Tuesday, August 07, 2007
Faithful dog Tray passed on last winter after a long and curiously deaf life. So my sister decided to leave her eldest with the responsibility for choosing a replacement. This particular nephew, is a handsome Adonis who towers over my mere six foot. Small surprise then that he should have alighted upon something equally large crossed with a Great Dane.
Jesus it’s a massive dog!
I mean think of a huge dog and then double it and you will probably be on the slip road of the right track.
She Of The Townhouse, The Boy and I are staying in Bristol for the first week of our holidays. In return for a free week, we get to look after the beast and its pocket-sized companion. The former graced by the name of ‘Iddy’ and the latter ‘Onion’. She also leaves a cat called ‘Sock’, some rats that give She Of The Townhouse the creeps, and a couple of guinea pigs, as well as various aquatic creatures, and plants that we have to try our best not to kill. All in all we shall be lucky if none of them have to be hidden away and excuses invented.

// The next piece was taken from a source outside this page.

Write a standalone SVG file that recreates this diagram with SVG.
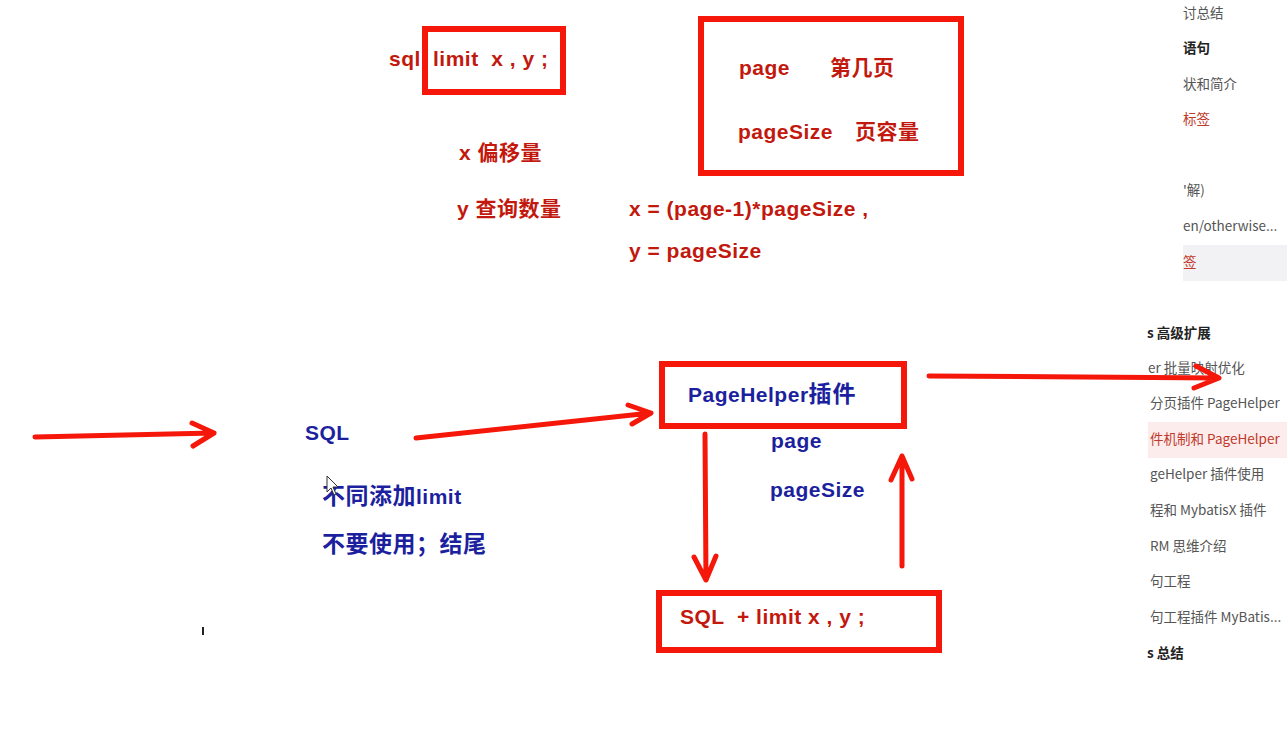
<svg xmlns="http://www.w3.org/2000/svg" width="1287" height="745" viewBox="0 0 1287 745">
<defs>
<style>
.bg{fill:#ffffff}
.box{fill:#ffffff;stroke:#f5180a;stroke-width:6}
.ln{fill:none;stroke:#f5180a;stroke-width:5;stroke-linecap:round;stroke-linejoin:round}
.rt{font-family:"Liberation Sans","Noto Sans CJK SC",sans-serif;font-weight:bold;font-size:21px;letter-spacing:0.5px;fill:#c2180e}
.bt{font-family:"Liberation Sans","Noto Sans CJK SC",sans-serif;font-weight:bold;font-size:21px;letter-spacing:0.5px;fill:#1c1f9e}
.cj{font-size:23px}
.sb{font-family:"Noto Sans CJK SC","Liberation Sans",sans-serif;font-size:13.5px;fill:#555555}
.sbb{font-family:"Noto Sans CJK SC","Liberation Sans",sans-serif;font-size:13.5px;font-weight:bold;fill:#222222}
.sbr{font-family:"Noto Sans CJK SC","Liberation Sans",sans-serif;font-size:13.5px;fill:#c0392b}
</style>
</defs>
<rect class="bg" x="0" y="0" width="1287" height="745"/>

<g id="sidebar">
<rect x="1183" y="245" width="104" height="36" fill="#f2f2f4"/>
<rect x="1148" y="422" width="139" height="36" fill="#fdecec"/>
<text class="sb" x="1183" y="18">讨总结</text>
<text class="sbb" x="1183" y="53">语句</text>
<text class="sb" x="1183" y="89">状和简介</text>
<text class="sbr" x="1183" y="124">标签</text>
<text class="sb" x="1183" y="195">'解)</text>
<text class="sb" x="1183" y="231">en/otherwise...</text>
<text class="sbr" x="1183" y="267">签</text>
<text class="sbb" x="1147" y="338">s 高级扩展</text>
<text class="sb" x="1148" y="373">er 批量映射优化</text>
<text class="sb" x="1150" y="408">分页插件 PageHelper</text>
<text class="sbr" x="1150" y="444">件机制和 PageHelper</text>
<text class="sb" x="1150" y="479">geHelper 插件使用</text>
<text class="sb" x="1150" y="515">程和 MybatisX 插件</text>
<text class="sb" x="1150" y="551">RM 思维介绍</text>
<text class="sb" x="1150" y="586">句工程</text>
<text class="sb" x="1150" y="622">句工程插件 MyBatis...</text>
<text class="sbb" x="1147" y="658">s 总结</text>
</g>

<g id="node-limit">
<rect class="box" x="425" y="29" width="138" height="63"/>
<text class="rt" x="389" y="66">sql</text>
<text class="rt" x="433" y="66" xml:space="preserve">limit  x , y ;</text>
</g>

<g id="node-page">
<rect class="box" x="701" y="19" width="260" height="154"/>
<text class="rt" x="739" y="75">page</text>
<text class="rt" x="830" y="75" letter-spacing="4">第几页</text>
<text class="rt" x="738" y="139">pageSize</text>
<text class="rt" x="855" y="139" letter-spacing="4">页容量</text>
</g>

<g id="notes">
<text class="rt" x="459" y="160" letter-spacing="2">x 偏移量</text>
<text class="rt" x="457" y="216" letter-spacing="2.5">y 查询数量</text>
<text class="rt" x="629" y="216">x = (page-1)*pageSize ,</text>
<text class="rt" x="629" y="258">y = pageSize</text>
</g>

<g id="node-sql">
<text class="bt" x="305" y="440">SQL</text>
<text class="bt" x="322" y="504"><tspan class="cj">不同添加</tspan>limit</text>
<text class="bt cj" x="322" y="552">不要使用；结尾</text>
</g>

<g id="node-pagehelper">
<rect class="box" x="662" y="364" width="242" height="62"/>
<text class="bt" x="688" y="402">PageHelper<tspan class="cj" letter-spacing="1">插件</tspan></text>
<text class="bt" x="771" y="448">page</text>
<text class="bt" x="770" y="497">pageSize</text>
</g>

<g id="node-sqllimit">
<rect class="box" x="659" y="593" width="280" height="57"/>
<text class="rt" x="680" y="624" xml:space="preserve">SQL  + limit x , y ;</text>
</g>

<g id="connectors">
<path class="ln" d="M35 437 L214 433 M192 423 L214 433 L193 446"/>
<path class="ln" d="M416 438 L651 413 M628 405 L651 413 L632 424"/>
<path class="ln" d="M929 376 L1219 378 M1196 366 L1219 378 L1194 388"/>
<path class="ln" d="M705 434 L706 580 M694 557 L706 580 L716 556"/>
<path class="ln" d="M902 566 L902 456 M891 480 L902 456 L912 479"/>
</g>

<g id="cursor">
<path d="M327 476 L327 492 L331 488 L334 495 L336 494 L333 487 L338 487 Z" fill="#ffffff" stroke="#333333" stroke-width="1"/>
<rect x="202" y="627" width="2" height="8" fill="#222222"/>
</g>
</svg>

On Saturday night we returned from the pub just before midnight. Ears ringing to the legend of Rock The Billy and, speaking personally, none the worse for a gallon of cider.
“Oh my god! Dad you’d better come and have a look at this.”
* here I feel I should introduce my daughter, now to be known as “The Graduate”*
We all crowd around the sitting room door, the room where Iddy has spent the evening.
Well that is to say it used to be the sitting room. From what we could remember, having seen it earlier, it had some reasonably attractive, albeit worn, leather furniture. There was a table and some wooden chairs a fruit bowl and … oh you know. The usual kind of thing.
Since we left for our evenings entertainment though, something strange has happened. Someone has dumped a huge amount of furniture stuffing and a large skip full of builders rubble right on top of the nicely patterned rug. Clearly several fly tippers have mistaken my sisters sitting room for a layby.
They must have had a fright though. Sitting in the middle of the debris, grinning from ear to ear is an exhausted canine leviathan.
When she gets back from even further south, I am going to suggest that the dog is renamed Telford. It seems a shame to waste such a talent for civil engineering by using a diminutive of idiot.
Apologies to the people i usually comment on. While I am on holiday I am getting occassional access for half an hour in public libraries! Normal service will be resumed in three weeks!